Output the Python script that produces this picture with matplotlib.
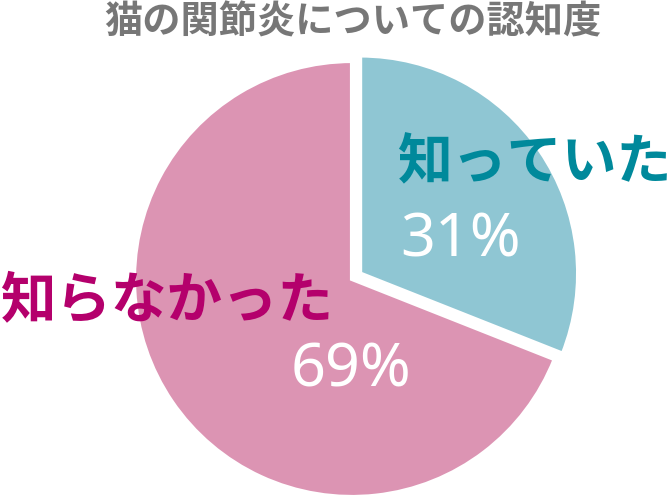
import matplotlib.pyplot as plt

# ===============================
# Data
# ===============================

labels = ["知っていた", "知らなかった"]
values = [31, 69]
pct_labels = ["31%", "69%"]

colors = ["#8fc6d3", "#dc94b3"]
label_colors = ["#00899b", "#b4006c"]

plt.rcParams['font.family'] = ['Noto Sans CJK JP', 'DejaVu Sans']

# ===============================
# Figure
# ===============================

W, H = 671, 497
fig = plt.figure(figsize=(W / 100, H / 100), dpi=100)
ax = fig.add_axes([0, 0, 1, 1])

# pie centre (pixels) and radius (pixels)
cx, cy, r = 352, 279, 218

ax.pie(
    values,
    colors=colors,
    startangle=90,
    counterclock=False,
    explode=[0.045, 0],
    wedgeprops=dict(edgecolor="white", linewidth=3),
)

ax.set_xlim(-cx / r, (W - cx) / r)
ax.set_ylim((cy - H) / r, cy / r)
ax.set_aspect("equal")
ax.axis("off")

# ===============================
# Text
# ===============================

def px(x, y):
    return x / W, 1 - y / H

fig.text(*px(353, 22), "猫の関節炎についての認知度", ha="center", va="center",
         fontsize=27.5, fontweight="bold", color="#777777")

fig.text(*px(397, 163), labels[0], ha="left", va="center",
         fontsize=39.5, fontweight="bold", color=label_colors[0])
fig.text(*px(400, 241), pct_labels[0], ha="left", va="center",
         fontsize=44, color="white", family=["Noto Sans", "DejaVu Sans"])

fig.text(*px(0, 301), labels[1], ha="left", va="center",
         fontsize=40, fontweight="bold", color=label_colors[1])
fig.text(*px(291, 371), pct_labels[1], ha="left", va="center",
         fontsize=44, color="white", family=["Noto Sans", "DejaVu Sans"])

fig.savefig("out.png", dpi=100, facecolor="white")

.....

_What to do_. Omit every picture while copying the listing above exactly.

_Response_.
Output the Python script that produces this picture with matplotlib.
import matplotlib.pyplot as plt

# ===============================
# Data
# ===============================

labels = ["知っていた", "知らなかった"]
values = [31, 69]
pct_labels = ["31%", "69%"]

colors = ["#8fc6d3", "#dc94b3"]
label_colors = ["#00899b", "#b4006c"]

plt.rcParams['font.family'] = ['Noto Sans CJK JP', 'DejaVu Sans']

# ===============================
# Figure
# ===============================

W, H = 671, 497
fig = plt.figure(figsize=(W / 100, H / 100), dpi=100)
ax = fig.add_axes([0, 0, 1, 1])

# pie centre (pixels) and radius (pixels)
cx, cy, r = 352, 279, 218

ax.pie(
    values,
    colors=colors,
    startangle=90,
    counterclock=False,
    explode=[0.045, 0],
    wedgeprops=dict(edgecolor="white", linewidth=3),
)

ax.set_xlim(-cx / r, (W - cx) / r)
ax.set_ylim((cy - H) / r, cy / r)
ax.set_aspect("equal")
ax.axis("off")

# ===============================
# Text
# ===============================

def px(x, y):
    return x / W, 1 - y / H

fig.text(*px(353, 22), "猫の関節炎についての認知度", ha="center", va="center",
         fontsize=27.5, fontweight="bold", color="#777777")

fig.text(*px(397, 163), labels[0], ha="left", va="center",
         fontsize=39.5, fontweight="bold", color=label_colors[0])
fig.text(*px(400, 241), pct_labels[0], ha="left", va="center",
         fontsize=44, color="white", family=["Noto Sans", "DejaVu Sans"])

fig.text(*px(0, 301), labels[1], ha="left", va="center",
         fontsize=40, fontweight="bold", color=label_colors[1])
fig.text(*px(291, 371), pct_labels[1], ha="left", va="center",
         fontsize=44, color="white", family=["Noto Sans", "DejaVu Sans"])

fig.savefig("out.png", dpi=100, facecolor="white")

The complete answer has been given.